The greatest part of the American citizenry supports the public sex offender registry. And yet when anyone says that those most likely to sexually abuse a child are those the child knows, those who aren’t on the registry but rather are close to the child in his everyday life, often family members, everyone within hearing distance nods his or her head in agreement. They do know this. It has been written in article after article, talked about ad nauseam by television talk show hosts and pop psychologists, and verified by any personal knowledge they have on the subject. Yet still they support the public sex offender registry.

Three members of a family and their accomplice are in jail because of stranger danger. They apparently had not read the articles or seen the talk shows, and when the mother of a six-year-old child in Missouri felt her son was too friendly and nice to strangers, to people he didn’t know, thus increasing his risk of becoming a victim, the boy’s grandmother and aunt agreed. So they did what any loving family would do; they decided to teach him a lesson.

They enlisted the help of a co-worker of the boy’s aunt who was ready and willing to play the part of Mr. Stranger Danger himself, and his performance was truly Oscar-worthy. He lured the little boy into his pickup as he got off the school bus. There the stranger from Hell proceeded to tie his hands and feet together; he told the terrified child he would not see his mother again; he threatened him with being “nailed to a wall.” He threatened him by waving a gun at him and covered his face with his jacket so that he could not see.

In this condition—bound, vision obscured, terrified and sobbing—he was carried into the basement of his own home. There he had his pants removed and was told he would become a sex slave. This surely begs the question of what a six-year-old child knows about being a sex slave. After four hours in captivity and terror, he was released and told to go upstairs to his mother. There he was lectured by his family about—you got it—stranger danger. This kid would have been safer with almost any stranger I could drag in off the street than he was with his family members.

At school the next day, he disclosed his ordeal to school authorities.
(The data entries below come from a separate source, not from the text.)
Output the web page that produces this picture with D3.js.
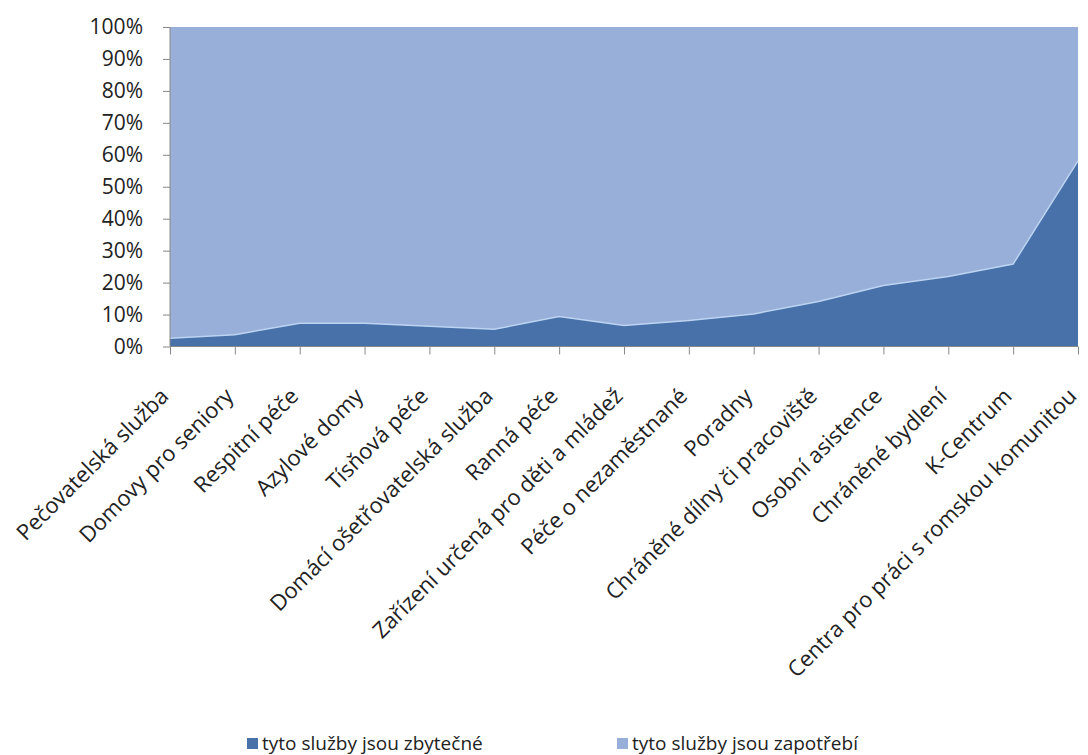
<!DOCTYPE html>
<html>
<head>
<meta charset="utf-8">
<script src="https://cdn.jsdelivr.net/npm/d3@7"></script>
<style>
  body { margin: 0; background: #fff; }
  text { font-family: "Open Sans", Lato, sans-serif; fill: #222; }
</style>
</head>
<body>
<script>
const categories = [
  "Pečovatelská služba", "Domovy pro seniory", "Respitní péče", "Azylové domy",
  "Tísňová péče", "Domácí ošetřovatelská služba", "Ranná péče",
  "Zařízení určená pro děti a mládež", "Péče o nezaměstnané", "Poradny",
  "Chráněné dílny či pracoviště", "Osobní asistence", "Chráněné bydlení",
  "K-Centrum", "Centra pro práci s romskou komunitou"
];
// share answering "useless", in percent
const zbytecne = [2.6, 3.7, 7.3, 7.3, 6.3, 5.4, 9.4, 6.6, 8.1, 10.2, 14.1, 19.1, 21.9, 25.8, 58.1];
const zapotrebi = zbytecne.map(v => 100 - v);
const series_names = ["tyto služby jsou zbytečné", "tyto služby jsou zapotřebí"];
const series_colors = ["#4771a8", "#98afd9"];
const y_ticks = [0, 10, 20, 30, 40, 50, 60, 70, 80, 90, 100];

const margin = {top: 27, right: 10, bottom: 408, left: 170};
const width = 1078 - margin.left;
const height = 346.5 - margin.top;

let svg = d3.select("body").append("svg")
        .attr("width", 1088)
        .attr("height", 755);

let g = svg.append("g")
        .attr("transform", "translate(" + margin.left + "," + margin.top + ")");

let x = d3.scalePoint()
        .domain(categories)
        .range([0, width]);
let y = d3.scaleLinear()
        .domain([0, 100])
        .range([height, 0]);

let rows = categories.map((c, i) => ({cat: c, a: zbytecne[i], b: zapotrebi[i]}));
let stack = d3.stack().keys(["a", "b"])(rows);

let area = d3.area()
        .x(d => x(d.data.cat))
        .y0(d => y(d[0]))
        .y1(d => y(d[1]));

g.selectAll(".layer")
  .data(stack)
  .enter().append("path")
  .attr("class", "layer")
  .attr("d", area)
  .attr("fill", (d, i) => series_colors[i]);

// light seam between the two layers
g.append("path")
  .datum(rows)
  .attr("d", d3.line().x(d => x(d.cat)).y(d => y(d.a)))
  .attr("fill", "none")
  .attr("stroke", "#bcd3f2")
  .attr("stroke-width", 1.5);

// y axis
let y_axis = d3.axisLeft(y)
        .tickValues(y_ticks)
        .tickSize(7)
        .tickPadding(20)
        .tickFormat(d => d + "%");
let ya = g.append("g").call(y_axis);
ya.select(".domain").attr("stroke", "#888").attr("d", "M0,0V" + height);
ya.selectAll(".tick line").attr("stroke", "#888");
ya.selectAll("text").style("font-size", "21px").attr("fill", "#222");

// x axis
let x_axis = d3.axisBottom(x)
        .tickSize(8)
        .tickFormat("");
let xa = g.append("g")
  .attr("transform", "translate(0," + height + ")")
  .call(x_axis);
xa.select(".domain").attr("stroke", "#888").attr("d", "M0,0H" + width);
xa.selectAll(".tick line").attr("stroke", "#888");

g.selectAll(".xlabel")
  .data(categories)
  .enter().append("text")
  .attr("class", "xlabel")
  .attr("text-anchor", "end")
  .attr("transform", d => "translate(" + x(d) + "," + (height + 51) + ") rotate(-45)")
  .style("font-size", "22px")
  .text(d => d);

// legend
let legend_x = [247, 617];
let legend = svg.append("g");
series_names.forEach((name, i) => {
  legend.append("rect")
    .attr("x", legend_x[i])
    .attr("y", 738)
    .attr("width", 11)
    .attr("height", 11)
    .attr("fill", series_colors[i]);
  legend.append("text")
    .attr("x", legend_x[i] + 15)
    .attr("y", 750)
    .style("font-size", "19px")
    .text(name);
});
</script>
</body>
</html>
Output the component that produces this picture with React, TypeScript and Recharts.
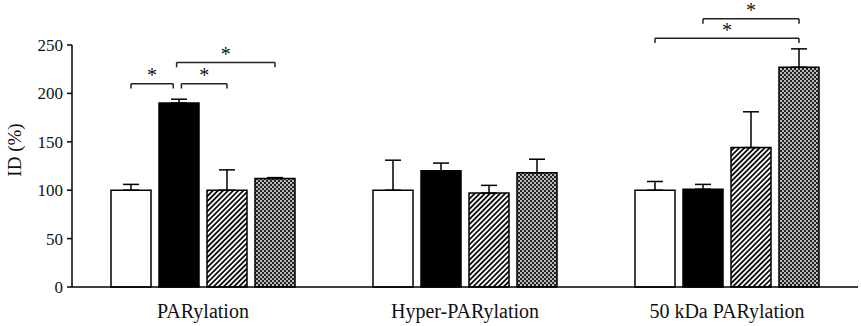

The four adults were arrested, and the little six year old victim of the unfathomable ignorance and cruelty of the people who should have protected him from ignorance and cruelty was placed in protective custody and is by now most likely with a foster family.

What will happen to this family and to this child is anybody’s guess; all we can do is keep the child in our thoughts and prayers.

And, lest the irony has escaped anyone, this case proves that, in spite of the myths that persist about bogeymen hiding in the bushes, strangers that will pounce without notice, once again the true bogeymen, the ones so much more likely to bring fear and pain and horror to children, are those close to them in their everyday lives.